Adoptees have to explain, qualify, reassure and beg for mercy from strangers we hope will understand our need and want and treat us with dignity.

That night, my sisters responded. They said they were shocked but thrilled, and open to a relationship. We corresponded for hours, exchanging family photos and life stories. Their kindness filled my soul like a prayer sung loud in a crowded church. We all agreed that Hal would never respond to the bananas message I left him.

And then he did. He denied having sex with my mother. Then, I said – DNA.

He remembered their nights together and said yes, I must be your father. He asked what I wanted. I assured him nothing more than information. He was so kind. I then told him I made contact with his daughters. He then said mean and angry words. He told me because I did that, I may never hear from him again.

My daughter stopped recording when she saw my face shift to despair. I hung up and sobbed. I then composed myself, got my shit together. I reminded myself I am an imperfect human and maybe I made a mistake. Or maybe I didn’t. But I was okay either way. I had a loving family and fulfilling life and fuck, I hated having to do this. This reaching out. This risking and falling.

Two hours later, as I pulled into the parking lot of the grocery store and blue skies shone through my windshield, my phone vibrated again and with it my body. I answered his call on the first ring and he said he was sorry. He told me he was just shocked. “If I knew, I would have raised you.” Three hours later we hung up.

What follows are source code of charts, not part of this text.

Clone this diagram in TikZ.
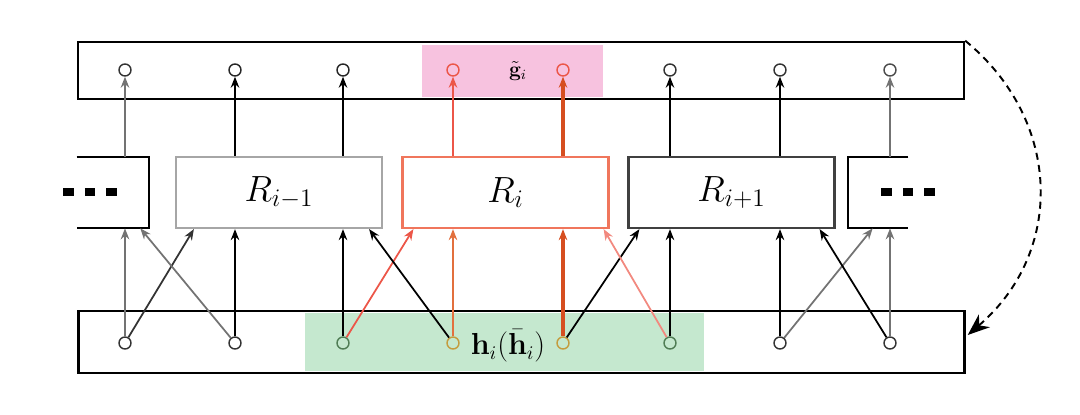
\documentclass[tikz,border=0pt]{standalone}
\usepackage{tikz}
\usetikzlibrary{arrows.meta,calc}
\definecolor{rnRed}{RGB}{236,86,72}
\definecolor{rnOrange}{RGB}{214,78,32}
\definecolor{rnCopper}{RGB}{226,112,62}
\definecolor{rnBox}{RGB}{240,118,92}
\definecolor{rnPink}{RGB}{247,194,223}
\definecolor{rnGreen}{RGB}{197,232,207}
\definecolor{rnOlive}{RGB}{80,125,85}
\definecolor{rnGold}{RGB}{196,156,62}
\newcommand{\threedash}{\rule{0.21cm}{0.15cm}\hspace{0.22cm}\rule{0.21cm}{0.15cm}\hspace{0.22cm}\rule{0.21cm}{0.15cm}}

\begin{document}
\begin{tikzpicture}[x=0.02cm,y=-0.02cm,
      bar/.style={draw,line width=1.5pt,minimum width=17.72cm,minimum height=1.14cm,inner sep=0},
      patch/.style={inner sep=0},
      blk/.style={draw,line width=1.3pt,minimum width=4.12cm,minimum height=1.42cm,
                  font=\fontsize{22}{26}\selectfont},
      part/.style={minimum height=1.42cm,inner sep=0},
      dot/.style={circle,draw,line width=0.8pt,minimum size=0.24cm,inner sep=0},
      arr/.style={-{Stealth[length=2.2mm,width=1.7mm]},line width=1pt}]
    \useasboundingbox (0,0) rectangle (1080,415);
    % highlighted groups
    \node[patch,fill=rnPink,minimum width=3.62cm,minimum height=1.04cm] (gbox) at (512.5,71) {};
    \node[patch,fill=rnGreen,minimum width=7.98cm,minimum height=1.16cm] (hbox) at (504.5,342) {};
    \node[bar] (top) at (521,70.5) {};
    \node[bar,minimum height=1.24cm] (bot) at (521.5,342) {};
    \foreach \n/\x/\c in {1/125/black!80,2/235/black!85,3/343/black!85,4/453/rnRed,
                          5/563/rnRed,6/670/black!80,7/780/black!80,8/890/black!70}
      \node[dot,draw=\c] (g\n) at (\x,70) {};
    \foreach \n/\x/\c in {1/125/black!80,2/235/black!80,3/343/rnOlive,4/453/rnGold,
                          5/563/rnGold,6/670/rnOlive,7/780/black!80,8/890/black!80}
      \node[dot,draw=\c] (h\n) at (\x,343) {};
    \node[font=\fontsize{12}{14}\selectfont] (gl) at (518,71) {$\tilde{\mathbf{g}}_i$};
    \node[font=\fontsize{16}{19}\selectfont,inner sep=1pt] (hl) at (508,346) {$\mathbf{h}_i(\bar{\mathbf{h}}_i)$};
    % recurrent units
    \node[blk,draw=black!35] (rm) at (279,192.5) {$R_{i-1}$};
    \node[blk,draw=rnBox] (ri) at (505.5,192.5) {$R_i$};
    \node[blk,draw=black!75] (rp) at (731.5,192.5) {$R_{i+1}$};
    \node[part,minimum width=1.44cm] (pl) at (113,192.5) {};
    \node[part,minimum width=1.2cm] (pr) at (878,192.5) {};
    \draw[line width=1.3pt] (pl.north west) -- (pl.north east) -- (pl.south east) -- (pl.south west);
    \draw[line width=1.3pt] (pr.north east) -- (pr.north west) -- (pr.south west) -- (pr.south east);
    \node (dl) at (90,192) {\threedash};
    \node (dr) at (908,192) {\threedash};
    % outputs
    \draw[arr,black!55,line width=1.3pt] (g1 |- pl.north) -- (g1);
    \draw[arr] (g2 |- rm.north) -- (g2);
    \draw[arr] (g3 |- rm.north) -- (g3);
    \draw[arr,rnRed] (g4 |- ri.north) -- (g4);
    \draw[arr,rnOrange,line width=2pt] (g5 |- ri.north) -- (g5);
    \draw[arr] (g6 |- rp.north) -- (g6);
    \draw[arr] (g7 |- rp.north) -- (g7);
    \draw[arr,black!55] (g8 |- pr.north) -- (g8);
    % inputs
    \draw[arr,black!55,line width=1.3pt] (h1) -- (h1 |- pl.south);
    \draw[arr,black!80] (h1) -- ($(rm.south west)+(19,0)$);
    \draw[arr,black!55] (h2) -- ($(pl.south east)+(-9,0)$);
    \draw[arr] (h2) -- (h2 |- rm.south);
    \draw[arr] (h3) -- (h3 |- rm.south);
    \draw[arr,rnRed] (h3) -- ($(ri.south west)+(12,0)$);
    \draw[arr] (h4) -- ($(rm.south east)+(-14,0)$);
    \draw[arr,rnCopper] (h4) -- (h4 |- ri.south);
    \draw[arr,rnOrange,line width=2pt] (h5) -- (h5 |- ri.south);
    \draw[arr] (h5) -- ($(rp.south west)+(12,0)$);
    \draw[arr,rnRed!70] (h6) -- ($(ri.south east)+(-6,0)$);
    \draw[arr] (h6) -- (h6 |- rp.south);
    \draw[arr] (h7) -- (h7 |- rp.south);
    \draw[arr,black!55] (h7) -- ($(pr.south west)+(25,0)$);
    \draw[arr] (h8) -- ($(rp.south east)+(-16,0)$);
    \draw[arr,black!55] (h8) -- (h8 |- pr.south);
    % feedback
    \draw[line width=1.1pt,dash pattern=on 4pt off 3pt,-{Stealth[length=4.4mm,width=3.4mm]}]
      (top.north east) to[bend left=50,looseness=1.1] ($(bot.east)+(2,-7)$);
  \end{tikzpicture}
\end{document}
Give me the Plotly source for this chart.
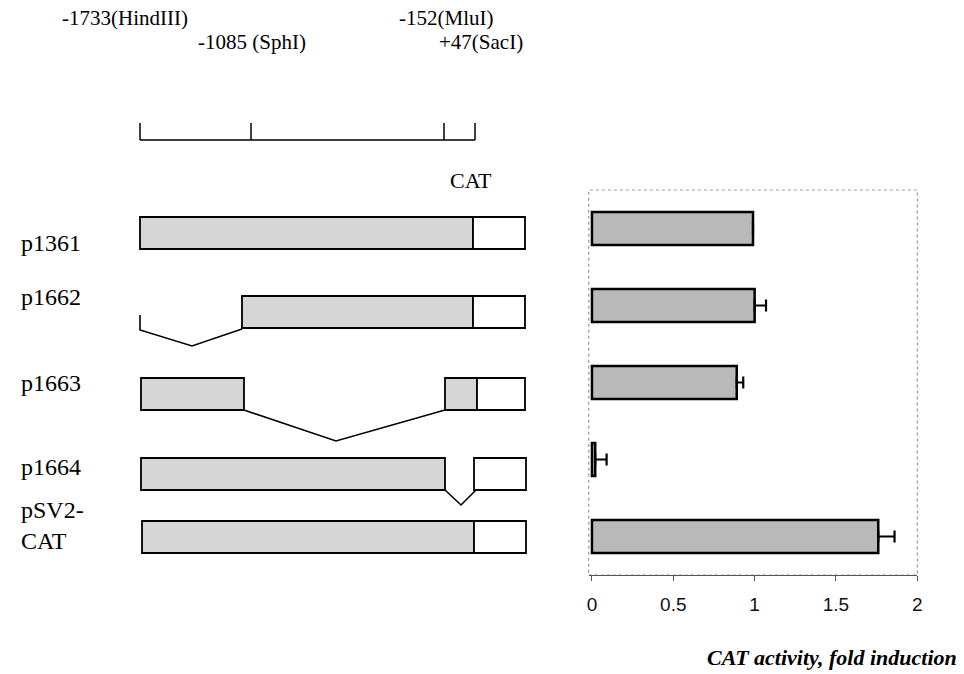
import plotly.graph_objects as go

# ---------------- data ----------------
constructs = ["p1361", "p1662", "p1663", "p1664", "pSV2-CAT"]
row_labels = ["p1361", "p1662", "p1663", "p1664", "pSV2-<br>CAT"]
fold_induction = [0.99, 1.00, 0.89, 0.02, 1.76]
fold_error = [0.0, 0.07, 0.04, 0.07, 0.10]
x_ticks = [0, 0.5, 1, 1.5, 2]
x_ticktext = ["0", "0.5", "1", "1.5", "2"]

# restriction map (diagram units along the promoter)
site_labels = ["-1733(HindIII)", "-1085 (SphI)", "-152(MluI)", "+47(SacI)"]
site_ticks = [0, 111, 304, 335]
site_label_x = [-80, 56, 257, 297]
site_label_y = [18, 42, 18, 42]
ruler_y = 140
ruler_tick_top = 123

# constructs diagram: row centre (diagram units) and segments (start, end, kind)
row_y = [233, 312, 394, 474, 537]
row_label_y = [243, 297, 383, 467, 525]
box_half = 16
segments = [
    [(0, 333, "promoter"), (333, 385, "CAT")],
    [(102, 333, "promoter"), (333, 385, "CAT")],
    [(1, 104, "promoter"), (305, 337, "promoter"), (337, 385, "CAT")],
    [(1, 305, "promoter"), (334, 386, "CAT")],
    [(2, 334, "promoter"), (334, 386, "CAT")],
]
deletions = [
    [],
    [(0, 315), (0, 330), (52, 346), (102, 329)],
    [(104, 410), (196, 441), (305, 410)],
    [(305, 490), (321, 505), (337, 489)],
    [],
]

SERIF = "Liberation Serif, Times New Roman, serif"
SANS = "Liberation Sans, Arial, sans-serif"

fig = go.Figure()

# ---------------- bar chart ----------------
fig.add_trace(go.Bar(
    y=constructs, x=fold_induction, orientation="h",
    marker=dict(color="#b9b9b9", line=dict(color="black", width=2.5)),
    width=0.43,
    error_x=dict(type="data", symmetric=False, array=fold_error,
                 arrayminus=[0] * len(fold_error),
                 color="black", thickness=2.2, width=6),
    xaxis="x", yaxis="y", showlegend=False, hoverinfo="x+y",
))

# ---------------- diagram ----------------
shapes = []
fills = {"promoter": "#d6d6d6", "CAT": "white"}
for yc, segs in zip(row_y, segments):
    for s, e, kind in segs:
        shapes.append(dict(type="rect", xref="x2", yref="y2",
                           x0=s, x1=e, y0=yc - box_half, y1=yc + box_half,
                           fillcolor=fills[kind],
                           line=dict(color="black", width=1.8), layer="above"))

# ruler
ruler_x = [site_ticks[0], site_ticks[-1]]
fig.add_trace(go.Scatter(x=ruler_x, y=[ruler_y, ruler_y], mode="lines",
                         line=dict(color="black", width=1.5),
                         xaxis="x2", yaxis="y2", showlegend=False, hoverinfo="skip"))
for t in site_ticks:
    fig.add_trace(go.Scatter(x=[t, t], y=[ruler_tick_top, ruler_y], mode="lines",
                             line=dict(color="black", width=1.5),
                             xaxis="x2", yaxis="y2", showlegend=False, hoverinfo="skip"))

# deletion lines
for pts in deletions:
    if pts:
        fig.add_trace(go.Scatter(x=[p[0] for p in pts], y=[p[1] for p in pts],
                                 mode="lines", line=dict(color="black", width=1.6),
                                 xaxis="x2", yaxis="y2", showlegend=False,
                                 hoverinfo="skip"))

# frame of the bar chart (dotted)
shapes.append(dict(type="rect", xref="x domain", yref="y domain",
                   x0=0, x1=1, y0=0, y1=1,
                   line=dict(color="#999999", width=1.2, dash="dot"), layer="below"))

annotations = []
for lab, lx, ly in zip(site_labels, site_label_x, site_label_y):
    annotations.append(dict(text=lab, x=lx, y=ly, xref="x2", yref="y2",
                            xanchor="left", yanchor="middle", showarrow=False,
                            font=dict(family=SERIF, size=21, color="black")))
annotations.append(dict(text="CAT", x=331, y=180, xref="x2", yref="y2",
                        xanchor="center", yanchor="middle", showarrow=False,
                        font=dict(family=SERIF, size=22, color="black")))
for lab, ly in zip(row_labels, row_label_y):
    annotations.append(dict(text=lab, x=-121, y=ly, xref="x2", yref="y2",
                            xanchor="left", yanchor="middle", align="left",
                            showarrow=False,
                            font=dict(family=SERIF, size=24, color="black")))
annotations.append(dict(text="<b><i>CAT activity, fold induction</i></b>",
                        x=1.0, y=1 - 657 / 674, xref="paper", yref="paper",
                        xanchor="right", yanchor="middle", showarrow=False,
                        font=dict(family=SERIF, size=22, color="black")))

fig.update_layout(
    width=964, height=674,
    margin=dict(l=0, r=0, t=0, b=0),
    paper_bgcolor="white", plot_bgcolor="rgba(0,0,0,0)",
    shapes=shapes, annotations=annotations,
    xaxis=dict(domain=[591 / 964, 922 / 964], range=[-0.02, 2.0],
               tickvals=x_ticks, ticktext=x_ticktext,
               ticks="outside", ticklen=5, tickcolor="#555555",
               showline=True, linecolor="#555555", linewidth=1.2,
               showgrid=False, zeroline=False, ticklabelstandoff=7,
               tickfont=dict(family=SANS, size=19, color="#111111"),
               anchor="y"),
    yaxis=dict(domain=[(674 - 575) / 674, (674 - 190) / 674],
               type="category", categoryarray=constructs,
               range=[4.5, -0.5], showticklabels=False, ticks="",
               showgrid=False, zeroline=False, showline=False, anchor="x"),
    xaxis2=dict(domain=[0, 1], range=[-138, 819], visible=False,
                anchor="y2"),
    yaxis2=dict(domain=[0, 1], range=[674, 0], visible=False,
                anchor="x2"),
)

fig.write_html("out.html", config={"displayModeBar": False},
               post_script="document.body.style.margin='0';document.body.style.overflow='hidden';")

My story is one of hope and perseverance. My story is also one of great grief, profound emptiness, and the struggle to reconcile with what could have been. Who would I be if I grew up knowing who I looked like or why I love writing or have fat toes and a genetic predisposition to psoriasis and anxiety? Who would I be if my life was defined by answers rather than questions? I don’t know — can’t know — all I know is this:

We are here, in this Garden of Earthly Delights, to find a way to embrace the contradiction, to embrace our contrasting parts, to accept our beauty and ugliness and the beauty and ugliness of humankind.

We are not here to compartmentalize, although we do that so well. We are here to overcome. To thrive, grow and flourish. To love and to mourn. To stick it out as best we can, having some fun and debauchery along the way.

blogger’s note – I share her story because I’ve had similar experiences hunting down my own genetic relations. It can be fearful and exciting – all at the same time.